Totally agree. That's why I'm asking if compulsively updating modules is a JavaScript, nodejs, whatever pathos.

This team pushed multiple changes to prod per day. And the load balancer with autoscaling is bouncing instances on its own. And, and, and...

So resource leaks were being masked. It was only noticed during a lull in work.

And then because so many releases had passed, delta debugging was a lot tougher. And then because nodejs & npm has a culture of one module per line of source (joking!), figuring out which module to blame took even more time.

I think continuous deploys are kinda cool. But not without a safety net of some sort.


I'm gonna toss this grenade out here, just because I don't see a better place to do it lol...

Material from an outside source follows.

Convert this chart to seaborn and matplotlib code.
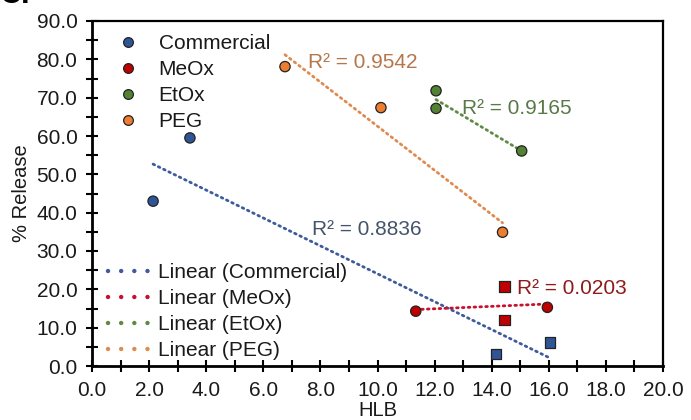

One of the companies I worked at had an incident a couple years before I started, where there were multiple malicious Python libraries being used in the code. For 3 months.

Luckily, the libraries didn't do anything significant except to ping an IP address in China, actually did perform their advertised functionality, didn't exfiltrate any data other than the source IP address on the ping packets, and they were easy to replace once the situation was found out. But, for months, they had servers pinging or attempting to ping somewhere in China.

Oh, and those libraries made it into our internal repos we were using to pin versions with, too.

Beyond being a speecy spicy meatball of a story, the moral here is that you have to constantly be on your guard and verifying every single line of code that goes into your application somehow.


Also, you really ought to not allow egress from your servers except to your load balancer.

Just attempting should create alarms.


Correct. That's probably actually why it took so long to detect the malicious packages: when the got installed on machines running internal services, nothing much unexpected happened. Come to think of it, I actually don't remember how the packages were detected and identified to begin with.


In my experience although lock files are widely used in Node development, utilizing the lock files as part of a reproducible build system is far less prevalent in the wild. In fact, the majority of Node development I've seen eschews reproducible builds on the basis that things are moving too fast for that anyway, as if it were somehow a DRY violation, but for CICD. Would love to hear from Node shops that have established well followed reproducible CICD.